*TASK TO CARRY OUT*
Note each line where "this" appears, and copy it.

[Begin PROVIDED DATA]

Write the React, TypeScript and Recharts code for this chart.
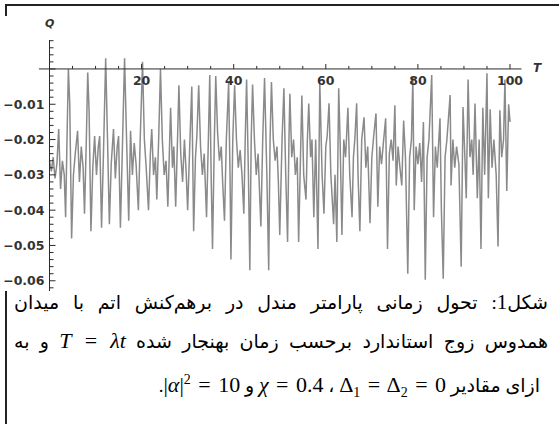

[End PROVIDED DATA]
[Begin PROVIDED DATA]

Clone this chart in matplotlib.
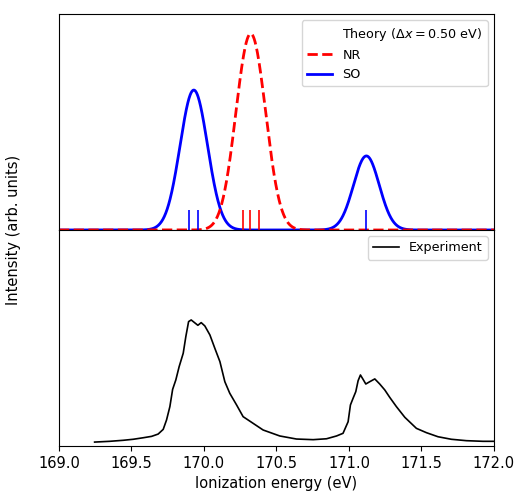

[End PROVIDED DATA]
[Begin PROVIDED DATA]

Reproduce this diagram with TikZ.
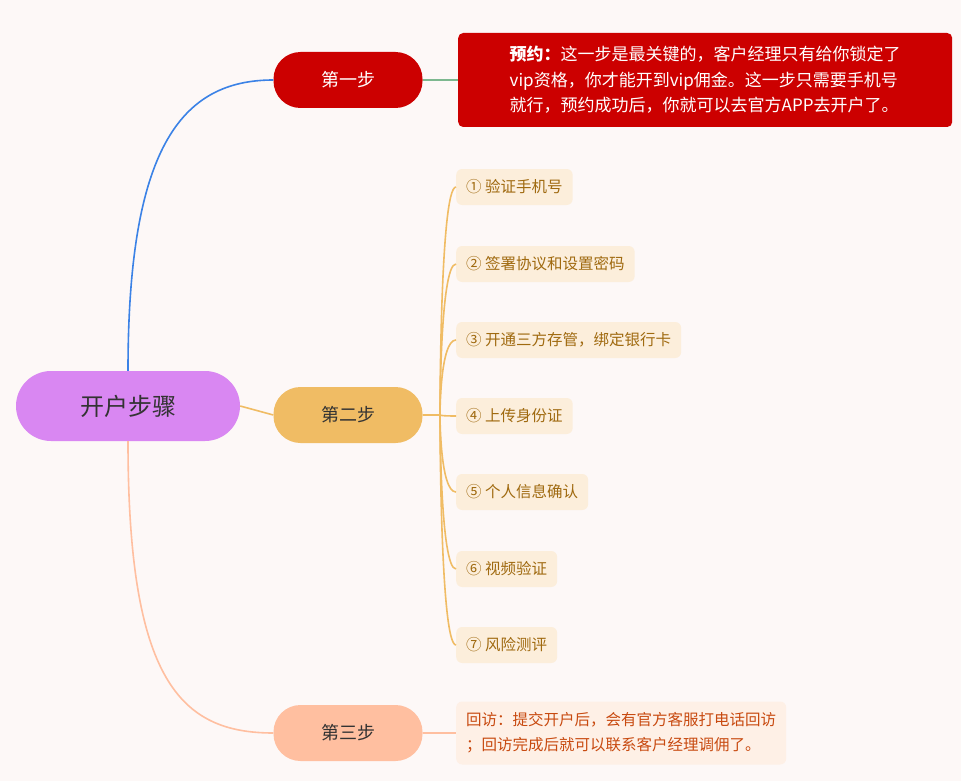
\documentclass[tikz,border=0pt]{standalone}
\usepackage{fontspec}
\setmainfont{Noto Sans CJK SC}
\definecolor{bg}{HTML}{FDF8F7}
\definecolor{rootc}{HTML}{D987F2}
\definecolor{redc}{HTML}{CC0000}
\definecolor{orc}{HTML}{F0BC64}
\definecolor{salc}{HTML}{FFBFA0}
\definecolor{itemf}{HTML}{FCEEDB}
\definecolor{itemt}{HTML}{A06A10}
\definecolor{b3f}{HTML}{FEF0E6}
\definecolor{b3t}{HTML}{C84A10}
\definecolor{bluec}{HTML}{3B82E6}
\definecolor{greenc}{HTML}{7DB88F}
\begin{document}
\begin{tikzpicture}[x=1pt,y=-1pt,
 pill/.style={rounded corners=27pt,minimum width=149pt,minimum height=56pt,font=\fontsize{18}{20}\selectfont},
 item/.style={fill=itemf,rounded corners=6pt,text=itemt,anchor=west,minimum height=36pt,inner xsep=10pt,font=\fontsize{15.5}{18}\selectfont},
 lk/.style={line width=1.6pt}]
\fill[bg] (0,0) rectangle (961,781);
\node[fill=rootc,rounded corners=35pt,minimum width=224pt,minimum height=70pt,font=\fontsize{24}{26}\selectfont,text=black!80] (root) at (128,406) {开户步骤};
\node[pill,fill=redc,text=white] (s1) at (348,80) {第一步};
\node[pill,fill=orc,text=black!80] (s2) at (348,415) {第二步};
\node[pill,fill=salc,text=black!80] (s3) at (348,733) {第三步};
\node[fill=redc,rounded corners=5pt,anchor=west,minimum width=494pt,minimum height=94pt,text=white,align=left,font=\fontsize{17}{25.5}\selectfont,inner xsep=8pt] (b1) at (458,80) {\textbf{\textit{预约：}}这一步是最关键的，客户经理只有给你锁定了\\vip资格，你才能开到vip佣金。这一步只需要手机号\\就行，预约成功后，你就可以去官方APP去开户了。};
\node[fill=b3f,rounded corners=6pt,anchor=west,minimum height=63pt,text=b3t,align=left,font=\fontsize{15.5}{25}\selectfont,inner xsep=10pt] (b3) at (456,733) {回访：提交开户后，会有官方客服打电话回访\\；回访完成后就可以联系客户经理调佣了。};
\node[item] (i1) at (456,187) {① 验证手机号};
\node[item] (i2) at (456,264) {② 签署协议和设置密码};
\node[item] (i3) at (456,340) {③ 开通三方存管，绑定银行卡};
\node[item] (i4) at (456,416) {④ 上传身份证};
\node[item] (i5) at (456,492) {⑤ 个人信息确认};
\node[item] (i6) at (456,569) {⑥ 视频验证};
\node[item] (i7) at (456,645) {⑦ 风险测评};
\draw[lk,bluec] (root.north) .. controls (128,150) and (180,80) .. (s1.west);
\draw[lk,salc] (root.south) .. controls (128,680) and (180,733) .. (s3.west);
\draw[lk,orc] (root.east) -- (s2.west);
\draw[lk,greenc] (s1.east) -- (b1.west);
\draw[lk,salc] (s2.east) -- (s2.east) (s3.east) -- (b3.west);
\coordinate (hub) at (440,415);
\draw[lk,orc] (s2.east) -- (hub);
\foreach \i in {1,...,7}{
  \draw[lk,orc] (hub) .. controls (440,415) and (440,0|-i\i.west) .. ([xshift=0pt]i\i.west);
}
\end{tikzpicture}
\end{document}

[End PROVIDED DATA]

*EXPECTED OUTPUT*
Write the React, TypeScript and Recharts code for this chart.
Clone this chart in matplotlib.
Reproduce this diagram with TikZ.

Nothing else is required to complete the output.